HR professionals should capitalise on these opportunities through polishing their job and work design skills, ensuring that they are able to take a step back and consider how the design of work needs to change, and analyse work design at a ‘task’ rather than ‘role’ level.
Strategic Workforce Planning (SWP):
AI is likely to require businesses to significantly restructure and reposition itself. The HR function will need to be skilled in SWP to help their organisations through this uncertain and rapidly changing context, helping the business to approach change, explore different scenarios and plan for different contingencies.
Data analytics capabilities and the ability to engage stakeholders will be particularly important for this.
HR practitioners need to be prepared for the age of AI on two levels: understanding and implementing new developments in the AI space to make HR more effective, and leading the organisation’s preparation for technology and AI-driven transformation.

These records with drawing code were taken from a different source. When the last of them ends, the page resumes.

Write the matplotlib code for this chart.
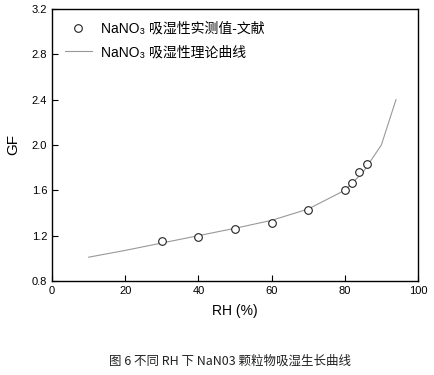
import matplotlib
matplotlib.use('Agg')
import matplotlib.pyplot as plt

plt.rcParams['font.family'] = ['Liberation Sans', 'Noto Sans CJK SC', 'DejaVu Sans']

# measured points (literature)
rh_meas = [30, 40, 50, 60, 70, 80, 82, 84, 86]
gf_meas = [1.153, 1.188, 1.256, 1.315, 1.43, 1.606, 1.662, 1.759, 1.83]

# theoretical curve
rh_theo = [10, 20, 30, 40, 50, 60, 70, 80, 85, 90, 94]
gf_theo = [1.01, 1.07, 1.135, 1.20, 1.265, 1.335, 1.435, 1.60, 1.76, 2.0, 2.40]

fig = plt.figure(figsize=(4.34, 3.75), dpi=100)
ax = fig.add_axes([0.12, 0.2507, 0.843, 0.7253])

ax.plot(rh_meas, gf_meas, 'o', mfc='white', mec='#222222', ms=5.5, mew=0.8,
        label='NaNO\u2083 吸湿性实测值-文献', zorder=3)
ax.plot(rh_theo, gf_theo, '-', color='#999999', lw=0.8,
        label='NaNO\u2083 吸湿性理论曲线')

ax.set_xlim(0, 100)
ax.set_ylim(0.8, 3.2)
ax.set_xticks([0, 20, 40, 60, 80, 100])
ax.set_yticks([0.8, 1.2, 1.6, 2.0, 2.4, 2.8, 3.2])
ax.set_yticklabels(['0.8', '1.2', '1.6', '2.0', '2.4', '2.8', '3.2'])
ax.tick_params(direction='in', labelsize=8, length=4, width=0.8)
for s in ax.spines.values():
    s.set_linewidth(1.0)
ax.set_xlabel('RH (%)', fontsize=10, labelpad=6)
ax.set_ylabel('GF', fontsize=11, labelpad=8)

ax.legend(loc='upper left', frameon=False, fontsize=10, handlelength=2.0,
          borderaxespad=0.5, handletextpad=0.6, labelspacing=0.7)

fig.text(0.53, 0.027, '图 6 不同 RH 下 NaN03 颗粒物吸湿生长曲线', ha='center',
         fontsize=9, family=['Noto Sans CJK SC', 'DejaVu Sans'], color='#222222')

fig.savefig('out.png', dpi=100)
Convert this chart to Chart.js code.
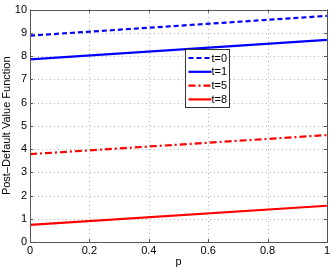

So how can HR professionals prepare?
First, consider how to develop your technology skills, perhaps through taking a prompt engineering course or partnering with AI experts in your own organisation.
Second, seek out ways of getting involved in change projects outside your day-to-day role, to build your experience and expertise in leading transformation.
Do both these things, and you will be well on your way to ensuring you don’t get let behind by AI.